Enquanto dom à Igreja, o carisma é acolhido segundo a própria condição: sacerdotal, religiosa ou secular. Não se trata de clericalizar os leigos nem tampouco de laicizar os religiosos. Na busca hodierna de participação no carisma do Fundador, os leigos estão empenhados em viver a “dimensão laical” do carisma, enquanto, no instituto, se procura viver a “dimensão religiosa”. Assim o mesmo carisma é vivido com formas e modos diversos: na dimensão religiosa sacerdotal no instituto masculino sacerdotal, na dimensão de vida consagrada pelos institutos femininos, em dimensão secular ou leiga, pelo leigo e pelas agremiações leigas.

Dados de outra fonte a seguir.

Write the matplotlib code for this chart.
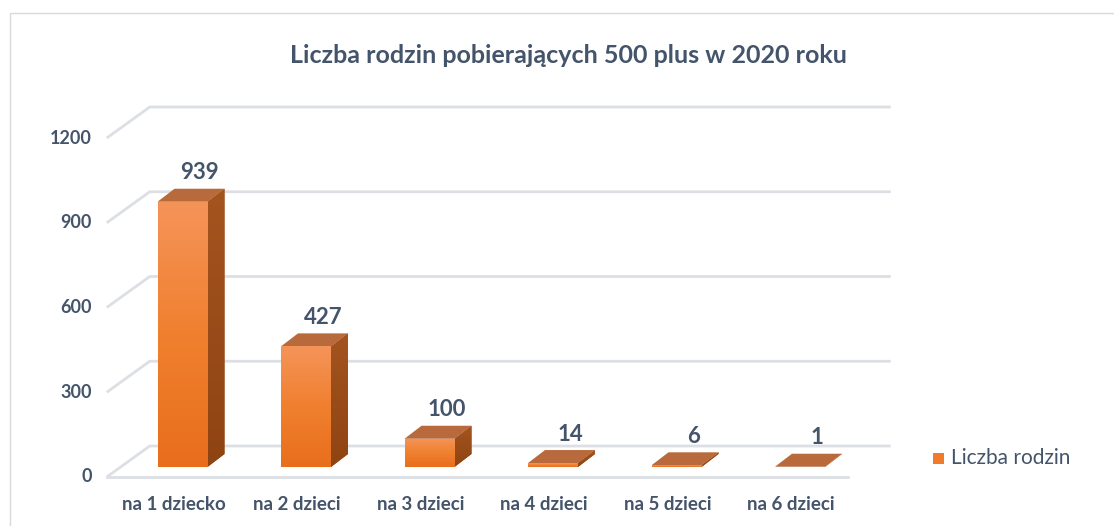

4. Associação ao Instituto como membros, seja individualmente, seja como grupo. A participação num carisma comporta a exigência de continuidade forte e estável; implica também uma maior participação na vida do instituto religioso. Hoje os leigos pedem para aderir plenamente à vida de um instituto com vínculos estáveis e reconhecidos. Esses leigos associados não querem porém, tornar-se religiosos de segunda categoria; querem viver a dimensão laical do carisma, assumindo a plena responsabilidade na realização do carisma. Nessa situação a colaboração na missão, a partilha da espiritualidade e a participação no carisma de um instituto se tornaria a expressão autenticamente laical do carisma do fundador, vivida de maneira estável.

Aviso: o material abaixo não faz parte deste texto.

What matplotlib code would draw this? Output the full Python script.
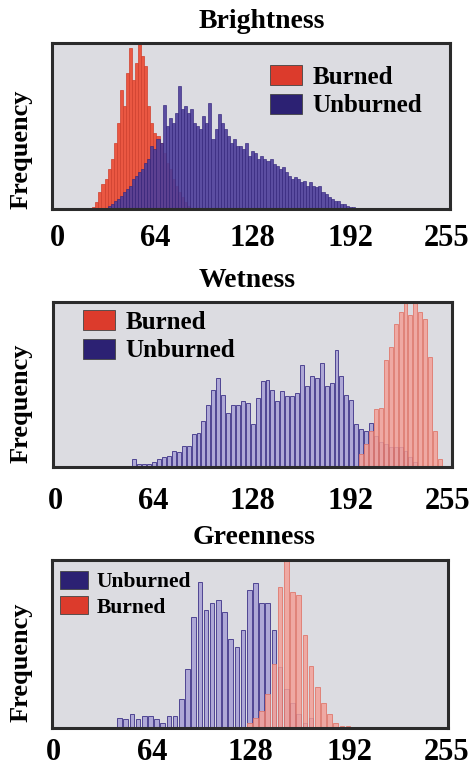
import matplotlib.pyplot as plt
import numpy as np
from matplotlib.patches import Patch

# --- data (heights in % of panel height) ---
x_ticks = [0, 64, 128, 192, 255]

# Brightness: one bar every 2 DN
bright_step = 2.0
bright_burned_start = 24
bright_burned = [1, 4, 10, 15, 18, 24, 30, 40, 52, 72, 62, 82, 97, 78, 88, 100,
                 92, 86, 62, 52, 46, 44, 40, 34, 28, 24, 18, 14, 10, 7, 4, 2]
bright_unburned_start = 34
bright_unburned = [2, 3, 5, 6, 8, 10, 12, 14, 18, 20,
                   22, 24, 28, 30, 38, 36, 42, 40, 63, 50,
                   55, 52, 58, 74, 60, 62, 58, 60, 52, 50,
                   48, 56, 52, 64, 42, 48, 57, 52, 48, 44,
                   40, 42, 38, 38, 36, 40, 32, 35, 34, 30,
                   32, 30, 29, 30, 27, 26, 24, 25, 22, 20,
                   18, 19, 18, 16, 17, 14, 16, 14, 13, 14,
                   10, 9, 7, 6, 5, 5, 3, 3, 2, 1, 1]

# Wetness: one bar every 3.2 DN
wet_step = 3.2
wet_unburned_start = 42
wet_unburned = [1, 0.5, 1, 5, 2, 2, 2, 3, 5, 6,
                7, 10, 9, 13, 13, 20, 21, 28, 38, 47,
                54, 44, 33, 38, 38, 40, 39, 26, 42, 52,
                53, 47, 40, 46, 43, 43, 45, 62, 49, 55,
                54, 63, 49, 51, 71, 55, 44, 41, 26, 23,
                22, 27, 19, 15, 14, 12, 12, 12, 10, 6, 3, 1]
wet_burned_start = 198.8
wet_burned = [8, 14, 22, 35, 36, 65, 73, 87, 94, 100, 92, 100, 94, 90, 67, 22, 5]

# Greenness: one bar every 4 DN
green_step = 4.0
green_unburned_start = 43
green_unburned = [6, 5, 8, 5, 7, 7, 5, 3, 7, 7,
                  17, 35, 66, 87, 70, 74, 76, 69, 53, 48,
                  58, 82, 86, 74, 74, 58, 36, 23, 15, 8, 3, 6]
green_burned_start = 127
green_burned = [3, 6, 10, 20, 38, 84, 100, 81, 79, 55, 37, 24, 15, 8, 3, 1, 1]

# --- styling ---
FONT = 'Liberation Serif'
BG = '#dcdce1'
LEG_RED = '#dc3b2c'
LEG_BLUE = '#2c2173'

plt.rcParams['font.family'] = FONT
plt.rcParams['font.weight'] = 'bold'


def centres(start, step, values):
    return start + step * np.arange(len(values))


def setupPanel(ax, title, title_x, tick_pad, label_y, xlim):
    ax.set_facecolor(BG)
    ax.set_xlim(*xlim)
    ax.set_ylim(0, 100)
    ax.set_yticks([])
    ax.set_xticks(x_ticks)
    ax.set_xticklabels([str(t) for t in x_ticks])
    ax.tick_params(axis='x', length=0, pad=tick_pad, labelsize=22)
    for s in ax.spines.values():
        s.set_linewidth(2.2)
        s.set_color('#2b2b2b')
    ax.set_title(title, fontsize=20, fontweight='bold', x=title_x, pad=11)
    ax.set_ylabel('Frequency', fontsize=19, fontweight='bold')
    ax.yaxis.set_label_coords(-0.05, label_y)


def addLegend(ax, labels, colors, anchor, size, hlen, hheight, spacing):
    handles = [Patch(facecolor=c, edgecolor='#444444', linewidth=0.6) for c in colors]
    ax.legend(handles, labels, loc='upper left', bbox_to_anchor=anchor, frameon=False,
              borderpad=0, borderaxespad=0, handlelength=hlen, handleheight=hheight,
              handletextpad=0.4, labelspacing=spacing,
              prop={'family': FONT, 'weight': 'bold', 'size': size})


fig = plt.figure(figsize=(4.77, 7.71), dpi=100)
fig.patch.set_facecolor('white')

# Brightness
ax1 = fig.add_axes([0.109, 0.729, 0.834, 0.215])
ax1.bar(centres(bright_burned_start, bright_step, bright_burned), bright_burned,
        width=bright_step, color='#ea5742', edgecolor='#cf3f2d', linewidth=0.5)
ax1.bar(centres(bright_unburned_start, bright_step, bright_unburned), bright_unburned,
        width=bright_step, color='#4d3e9a', edgecolor='#34267c', linewidth=0.5, alpha=0.9)
setupPanel(ax1, 'Brightness', 0.528, 11, 0.36, (-3.4, 257))
addLegend(ax1, ['Burned', 'Unburned'], [LEG_RED, LEG_BLUE], (0.548, 0.87), 18, 1.3, 0.88, 0.2)

# Wetness
ax2 = fig.add_axes([0.111, 0.394, 0.836, 0.214])
ax2.bar(centres(wet_unburned_start, wet_step, wet_unburned), wet_unburned,
        width=wet_step * 0.8, color='#aea8d6', edgecolor='#4f4592', linewidth=0.7)
ax2.bar(centres(wet_burned_start, wet_step, wet_burned), wet_burned,
        width=wet_step * 0.8, color='#f3a098', edgecolor='#e0776c', linewidth=0.7, alpha=0.85)
setupPanel(ax2, 'Wetness', 0.486, 14, 0.39, (-1.3, 257.6))
addLegend(ax2, ['Burned', 'Unburned'], [LEG_RED, LEG_BLUE], (0.075, 0.955), 18, 1.3, 0.88, 0.2)

# Greenness
ax3 = fig.add_axes([0.109, 0.056, 0.830, 0.218])
ax3.bar(centres(green_unburned_start, green_step, green_unburned), green_unburned,
        width=green_step * 0.75, color='#aea8d6', edgecolor='#4f4592', linewidth=0.7)
ax3.bar(centres(green_burned_start, green_step, green_burned), green_burned,
        width=green_step * 0.75, color='#f3a098', edgecolor='#e0776c', linewidth=0.7, alpha=0.85)
setupPanel(ax3, 'Greenness', 0.51, 7, 0.39, (-0.7, 255.6))
addLegend(ax3, ['Unburned', 'Burned'], [LEG_BLUE, LEG_RED], (0.02, 0.935), 15.5, 1.3, 0.9, 0.2)

fig.savefig('out.png', dpi=100)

Que resposta dar a esses anseios?

Na história da vida religiosa encontram-se diversas soluções: desde a total dependência aos diversos ramos de Ordens masculinas (Ordem Terceira secular e institutos femininos) até a total e plena autonomia entre as Ordens, mesmo se unidas em comunhão vital no mesmo carisma.

Típica é a história da Família franciscana. Somente com Paulo VI, em 1978, a Ordem Franciscana Secular obteve plena autonomia em relação aos três ramos dos Frades menores (Franciscanos, Conventuais, Capuchinhos) e em relação à Ordem Terceira regular de São Francisco.

Interessante é também a fundação da “Sociedade de Maria”. No começo do século passado, um grupo de seminaristas de Lião se propôs realizar uma obra denominada “Sociedade de Maria” com 4 ramos: sacerdotes (Padres Maristas), irmãs (Irmãs Maristas) leigos (Ordem terceira de Maria), irmãos (Irmãos Maristas). Sucessivamente se associaram, na Oceania as “Irmãs Missionárias da Sociedade de Maria”. Todos têm objetivo missionário de evangelização e de reconciliação A Ordem Terceira dos leigos experimentou um grande desenvolvimento, surgindo dali ulteriores grupos leigos. Hoje, sob o título genérico de “Leigos Maristas” se reúnem diversos grupos com diversa denominação, segundo o tipo de trabalho ou apostolado que desenvolvem ou segundo o ambiente em que vivem e trabalham.

Mas ao desejo atual dos leigos que pedem para partilhar a espiritualidade, para participar do carisma e para se associar ao instituto não se pode dar respostas a partir do passado mas prever soluções que se abram para o futuro eclesial.